There is a quote that I like in the chapel that someone hung up that says something to the effect of "I have often seen the face (or love or something or goodness) of the Savior reflected in the actions (or love or compassion or something) of a dear friend."
I also finally found the rationalization that I needed to be disobedient to rules (maybe it is wrong, but it is the most satisfying rationalization that I have found so far that satisfies a lot my natural man and the spirit is willing part). That maybe I am not completely obedient to the rules, but there are lots of Christ-like attributes in which I can work on, like obedience and love and charity and patience and hope. And right now, my obedience is alright, not perfect, but decent. So, I can dedicate my energy to working on love or charity or hope and maybe I will choose to work on perfect obedience later. But I think obedience makes me really ineffective because I just feel self-degrading and obsess on obeying the rules and I think love and faith and patience are much more important.

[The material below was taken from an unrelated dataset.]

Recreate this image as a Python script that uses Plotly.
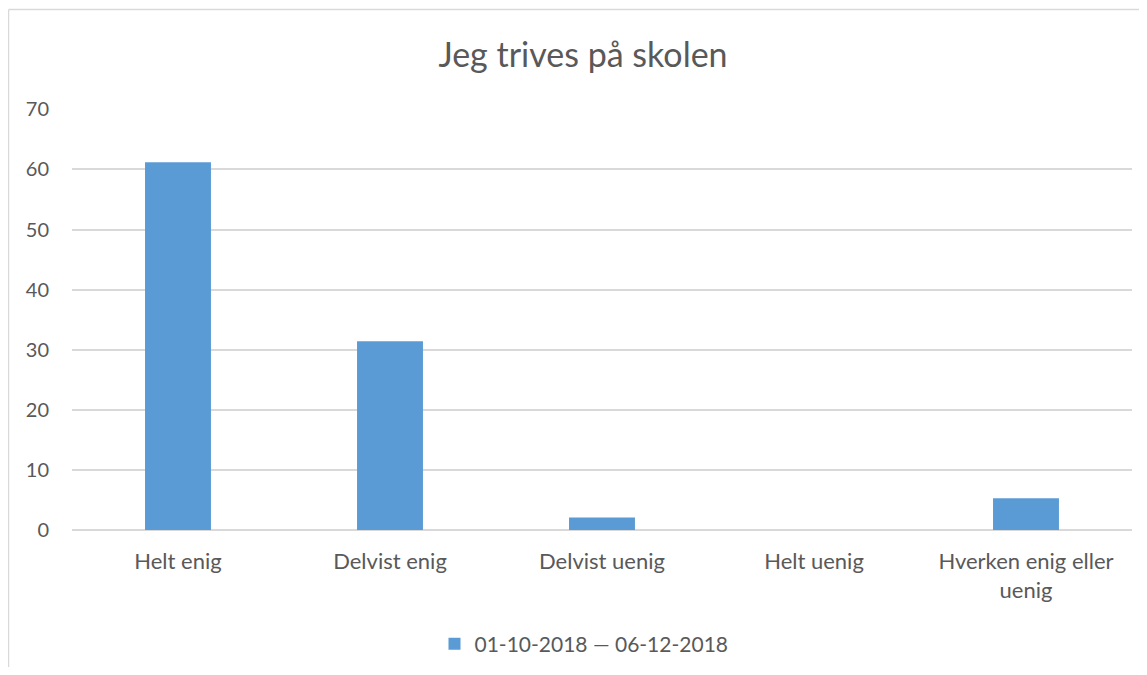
import plotly.graph_objects as go

categories = ["Helt enig", "Delvist enig", "Delvist uenig", "Helt uenig", "Hverken enig eller<br>uenig"]
values = [61.2, 31.4, 2.1, 0.0, 5.3]
series_name = "01-10-2018 — 06-12-2018"
y_ticks = [0, 10, 20, 30, 40, 50, 60, 70]

FONT = "Lato, Carlito, Calibri, sans-serif"
TXT = "#595959"
GRID = "#D9D9D9"

# page body has an 8px margin; work in screen pixels and convert
OFF = 8
W, H = 1147 - 2 * OFF, 675 - 2 * OFF
L = 72 - OFF
R = W - (1132 - OFF)
T = 109 - OFF
B = H - (530 - OFF)
plot_w = W - L - R
plot_h = H - T - B

def px_x(px):
    return (px - OFF - L) / plot_w

def px_y(py):
    return (H - B - (py - OFF)) / plot_h

fig = go.Figure()
fig.add_trace(go.Bar(
    x=categories, y=values, name=series_name,
    marker=dict(color="#5B9BD5", line=dict(width=0)),
    showlegend=True,
))

border = dict(color=GRID, width=1.5)
fig.update_layout(
    width=W, height=H,
    margin=dict(l=L, r=R, t=T, b=B, autoexpand=False),
    paper_bgcolor="white", plot_bgcolor="white",
    font=dict(family=FONT, color=TXT, size=20),
    title=dict(text="Jeg trives på skolen", x=px_x(583), xref="paper", xanchor="center",
               y=1 - (55 - OFF) / H, yanchor="middle", yref="container",
               font=dict(family=FONT, size=34, color=TXT)),
    bargap=0.689,
    showlegend=True,
    legend=dict(orientation="h", x=px_x(584), xanchor="center", y=px_y(644), yanchor="middle",
                font=dict(family=FONT, size=21, color=TXT), itemwidth=30,
                bgcolor="rgba(0,0,0,0)"),
    xaxis=dict(showgrid=False, showline=False, zeroline=False, ticks="",
               tickfont=dict(family=FONT, size=22, color=TXT), ticklabelstandoff=16),
    yaxis=dict(range=[0, 70.05], tickvals=y_ticks, showgrid=True, gridcolor=GRID, gridwidth=1.5,
               zeroline=True, zerolinecolor=GRID, zerolinewidth=1.5, showline=False, ticks="",
               tickfont=dict(family=FONT, size=20, color=TXT), ticklabelstandoff=22),
    shapes=[
        dict(type="line", xref="paper", yref="paper",
             x0=px_x(8.5), x1=px_x(8.5), y0=px_y(680), y1=px_y(9.5), line=border, layer="below"),
        dict(type="line", xref="paper", yref="paper",
             x0=px_x(8.5), x1=px_x(1150), y0=px_y(9.5), y1=px_y(9.5), line=border, layer="below"),
    ],
)

fig.write_html("out.html")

I will be fine though, so don't worry. I will tell you guys if I get transferred or what I find out about Mother's Day or anything like that. I am thinking Saturday, just because it might be hard to schedule around churches. Also, consider making me a skype or hotmail account and sending me the login information, so that I don't have problems again, but not one that I will use ever after the mission. I don't know, just that I had problems with my password and stuff before.
Also, my companion and I had the idea of just doing a crappy Argentinian accent or Brazilian one so that it throws people off into thinking we are from there and just giving up on a Mexican accent....because some people don't even think about it. Also, talking faster (that is something I really want to work on).
I love you guys a lot and am doing okay. I am going to learn to turn outward more and serve others so I am not as depressed and eternal family and I will see you soon.